## Work to complete
Only the pictures are omitted; repeat all other data exactly.

## Information shown
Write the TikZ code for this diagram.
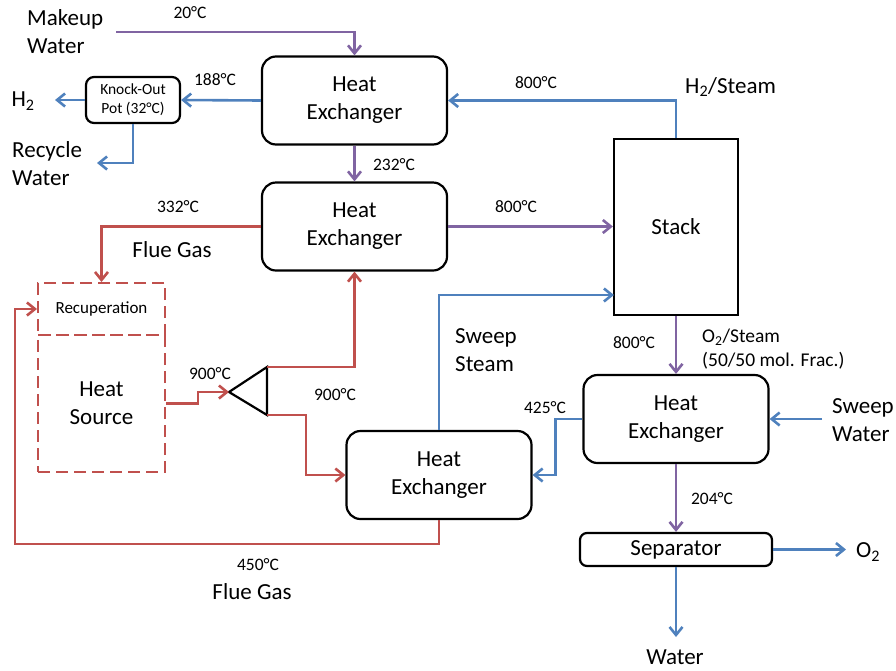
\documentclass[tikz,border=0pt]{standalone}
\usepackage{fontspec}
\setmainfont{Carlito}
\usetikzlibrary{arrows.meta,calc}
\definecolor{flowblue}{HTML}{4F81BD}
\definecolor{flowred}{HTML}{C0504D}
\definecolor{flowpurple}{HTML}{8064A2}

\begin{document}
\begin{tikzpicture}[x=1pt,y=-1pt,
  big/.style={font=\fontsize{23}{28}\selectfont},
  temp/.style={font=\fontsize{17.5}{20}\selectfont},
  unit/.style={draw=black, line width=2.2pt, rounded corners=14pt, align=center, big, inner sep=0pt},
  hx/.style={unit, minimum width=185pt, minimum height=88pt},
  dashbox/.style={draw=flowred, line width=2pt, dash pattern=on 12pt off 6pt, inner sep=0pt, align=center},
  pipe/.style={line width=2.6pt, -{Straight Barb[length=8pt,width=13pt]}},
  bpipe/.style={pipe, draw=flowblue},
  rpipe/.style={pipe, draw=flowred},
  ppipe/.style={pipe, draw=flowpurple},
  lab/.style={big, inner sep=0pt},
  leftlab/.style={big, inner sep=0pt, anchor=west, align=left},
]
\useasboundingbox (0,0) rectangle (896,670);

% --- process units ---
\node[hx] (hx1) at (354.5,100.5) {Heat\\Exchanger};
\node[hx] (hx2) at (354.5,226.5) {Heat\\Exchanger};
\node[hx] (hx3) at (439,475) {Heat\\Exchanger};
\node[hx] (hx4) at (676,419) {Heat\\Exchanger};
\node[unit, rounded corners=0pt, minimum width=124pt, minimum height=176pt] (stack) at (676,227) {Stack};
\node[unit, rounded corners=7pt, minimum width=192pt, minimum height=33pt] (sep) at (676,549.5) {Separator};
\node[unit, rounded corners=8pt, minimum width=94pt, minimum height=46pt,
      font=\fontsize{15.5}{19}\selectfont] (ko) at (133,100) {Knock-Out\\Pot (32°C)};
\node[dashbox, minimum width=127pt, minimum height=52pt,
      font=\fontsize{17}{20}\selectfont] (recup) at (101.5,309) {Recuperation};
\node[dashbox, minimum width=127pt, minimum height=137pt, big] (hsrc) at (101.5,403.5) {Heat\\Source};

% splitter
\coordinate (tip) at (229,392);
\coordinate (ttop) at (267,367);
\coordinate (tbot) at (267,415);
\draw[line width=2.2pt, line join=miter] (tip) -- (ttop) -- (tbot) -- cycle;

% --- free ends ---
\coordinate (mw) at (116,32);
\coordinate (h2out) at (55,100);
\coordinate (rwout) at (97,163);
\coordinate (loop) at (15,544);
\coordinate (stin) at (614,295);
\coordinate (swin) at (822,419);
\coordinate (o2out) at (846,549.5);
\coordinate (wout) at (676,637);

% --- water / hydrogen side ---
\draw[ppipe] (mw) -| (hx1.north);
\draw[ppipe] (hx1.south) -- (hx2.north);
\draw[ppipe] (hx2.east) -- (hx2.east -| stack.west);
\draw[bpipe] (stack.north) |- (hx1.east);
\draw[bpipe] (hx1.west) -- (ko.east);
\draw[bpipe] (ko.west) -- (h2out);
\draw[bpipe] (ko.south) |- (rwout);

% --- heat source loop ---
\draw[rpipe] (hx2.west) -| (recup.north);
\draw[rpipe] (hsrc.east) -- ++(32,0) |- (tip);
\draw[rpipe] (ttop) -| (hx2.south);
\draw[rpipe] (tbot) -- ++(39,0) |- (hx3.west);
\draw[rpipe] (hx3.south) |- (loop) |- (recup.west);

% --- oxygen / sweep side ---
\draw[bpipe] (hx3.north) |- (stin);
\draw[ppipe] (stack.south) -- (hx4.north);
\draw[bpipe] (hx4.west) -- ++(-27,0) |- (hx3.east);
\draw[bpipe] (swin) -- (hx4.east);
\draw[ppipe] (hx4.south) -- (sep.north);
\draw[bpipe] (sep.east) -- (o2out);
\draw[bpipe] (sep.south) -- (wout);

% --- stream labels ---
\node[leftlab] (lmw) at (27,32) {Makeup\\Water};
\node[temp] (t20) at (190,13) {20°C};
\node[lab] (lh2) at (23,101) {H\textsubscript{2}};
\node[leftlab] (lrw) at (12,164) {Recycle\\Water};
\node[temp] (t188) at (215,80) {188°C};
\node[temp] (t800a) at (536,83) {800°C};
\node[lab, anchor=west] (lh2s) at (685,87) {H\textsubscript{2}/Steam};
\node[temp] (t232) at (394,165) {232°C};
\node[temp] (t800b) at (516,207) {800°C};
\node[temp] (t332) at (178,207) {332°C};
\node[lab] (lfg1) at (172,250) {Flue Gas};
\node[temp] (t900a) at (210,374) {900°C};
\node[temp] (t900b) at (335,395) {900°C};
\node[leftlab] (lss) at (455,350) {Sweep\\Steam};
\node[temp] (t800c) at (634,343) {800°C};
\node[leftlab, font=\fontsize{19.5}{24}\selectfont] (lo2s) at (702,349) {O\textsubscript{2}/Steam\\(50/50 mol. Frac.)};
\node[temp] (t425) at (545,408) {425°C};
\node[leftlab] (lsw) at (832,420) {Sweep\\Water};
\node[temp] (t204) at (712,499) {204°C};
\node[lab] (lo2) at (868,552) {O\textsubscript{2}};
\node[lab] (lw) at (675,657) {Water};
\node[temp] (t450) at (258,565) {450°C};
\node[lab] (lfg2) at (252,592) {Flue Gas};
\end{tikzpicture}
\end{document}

## Answer to this problem
Write the TikZ code for this diagram.
\documentclass[tikz,border=0pt]{standalone}
\usepackage{fontspec}
\setmainfont{Carlito}
\usetikzlibrary{arrows.meta,calc}
\definecolor{flowblue}{HTML}{4F81BD}
\definecolor{flowred}{HTML}{C0504D}
\definecolor{flowpurple}{HTML}{8064A2}

\begin{document}
\begin{tikzpicture}[x=1pt,y=-1pt,
  big/.style={font=\fontsize{23}{28}\selectfont},
  temp/.style={font=\fontsize{17.5}{20}\selectfont},
  unit/.style={draw=black, line width=2.2pt, rounded corners=14pt, align=center, big, inner sep=0pt},
  hx/.style={unit, minimum width=185pt, minimum height=88pt},
  dashbox/.style={draw=flowred, line width=2pt, dash pattern=on 12pt off 6pt, inner sep=0pt, align=center},
  pipe/.style={line width=2.6pt, -{Straight Barb[length=8pt,width=13pt]}},
  bpipe/.style={pipe, draw=flowblue},
  rpipe/.style={pipe, draw=flowred},
  ppipe/.style={pipe, draw=flowpurple},
  lab/.style={big, inner sep=0pt},
  leftlab/.style={big, inner sep=0pt, anchor=west, align=left},
]
\useasboundingbox (0,0) rectangle (896,670);

% --- process units ---
\node[hx] (hx1) at (354.5,100.5) {Heat\\Exchanger};
\node[hx] (hx2) at (354.5,226.5) {Heat\\Exchanger};
\node[hx] (hx3) at (439,475) {Heat\\Exchanger};
\node[hx] (hx4) at (676,419) {Heat\\Exchanger};
\node[unit, rounded corners=0pt, minimum width=124pt, minimum height=176pt] (stack) at (676,227) {Stack};
\node[unit, rounded corners=7pt, minimum width=192pt, minimum height=33pt] (sep) at (676,549.5) {Separator};
\node[unit, rounded corners=8pt, minimum width=94pt, minimum height=46pt,
      font=\fontsize{15.5}{19}\selectfont] (ko) at (133,100) {Knock-Out\\Pot (32°C)};
\node[dashbox, minimum width=127pt, minimum height=52pt,
      font=\fontsize{17}{20}\selectfont] (recup) at (101.5,309) {Recuperation};
\node[dashbox, minimum width=127pt, minimum height=137pt, big] (hsrc) at (101.5,403.5) {Heat\\Source};

% splitter
\coordinate (tip) at (229,392);
\coordinate (ttop) at (267,367);
\coordinate (tbot) at (267,415);
\draw[line width=2.2pt, line join=miter] (tip) -- (ttop) -- (tbot) -- cycle;

% --- free ends ---
\coordinate (mw) at (116,32);
\coordinate (h2out) at (55,100);
\coordinate (rwout) at (97,163);
\coordinate (loop) at (15,544);
\coordinate (stin) at (614,295);
\coordinate (swin) at (822,419);
\coordinate (o2out) at (846,549.5);
\coordinate (wout) at (676,637);

% --- water / hydrogen side ---
\draw[ppipe] (mw) -| (hx1.north);
\draw[ppipe] (hx1.south) -- (hx2.north);
\draw[ppipe] (hx2.east) -- (hx2.east -| stack.west);
\draw[bpipe] (stack.north) |- (hx1.east);
\draw[bpipe] (hx1.west) -- (ko.east);
\draw[bpipe] (ko.west) -- (h2out);
\draw[bpipe] (ko.south) |- (rwout);

% --- heat source loop ---
\draw[rpipe] (hx2.west) -| (recup.north);
\draw[rpipe] (hsrc.east) -- ++(32,0) |- (tip);
\draw[rpipe] (ttop) -| (hx2.south);
\draw[rpipe] (tbot) -- ++(39,0) |- (hx3.west);
\draw[rpipe] (hx3.south) |- (loop) |- (recup.west);

% --- oxygen / sweep side ---
\draw[bpipe] (hx3.north) |- (stin);
\draw[ppipe] (stack.south) -- (hx4.north);
\draw[bpipe] (hx4.west) -- ++(-27,0) |- (hx3.east);
\draw[bpipe] (swin) -- (hx4.east);
\draw[ppipe] (hx4.south) -- (sep.north);
\draw[bpipe] (sep.east) -- (o2out);
\draw[bpipe] (sep.south) -- (wout);

% --- stream labels ---
\node[leftlab] (lmw) at (27,32) {Makeup\\Water};
\node[temp] (t20) at (190,13) {20°C};
\node[lab] (lh2) at (23,101) {H\textsubscript{2}};
\node[leftlab] (lrw) at (12,164) {Recycle\\Water};
\node[temp] (t188) at (215,80) {188°C};
\node[temp] (t800a) at (536,83) {800°C};
\node[lab, anchor=west] (lh2s) at (685,87) {H\textsubscript{2}/Steam};
\node[temp] (t232) at (394,165) {232°C};
\node[temp] (t800b) at (516,207) {800°C};
\node[temp] (t332) at (178,207) {332°C};
\node[lab] (lfg1) at (172,250) {Flue Gas};
\node[temp] (t900a) at (210,374) {900°C};
\node[temp] (t900b) at (335,395) {900°C};
\node[leftlab] (lss) at (455,350) {Sweep\\Steam};
\node[temp] (t800c) at (634,343) {800°C};
\node[leftlab, font=\fontsize{19.5}{24}\selectfont] (lo2s) at (702,349) {O\textsubscript{2}/Steam\\(50/50 mol. Frac.)};
\node[temp] (t425) at (545,408) {425°C};
\node[leftlab] (lsw) at (832,420) {Sweep\\Water};
\node[temp] (t204) at (712,499) {204°C};
\node[lab] (lo2) at (868,552) {O\textsubscript{2}};
\node[lab] (lw) at (675,657) {Water};
\node[temp] (t450) at (258,565) {450°C};
\node[lab] (lfg2) at (252,592) {Flue Gas};
\end{tikzpicture}
\end{document}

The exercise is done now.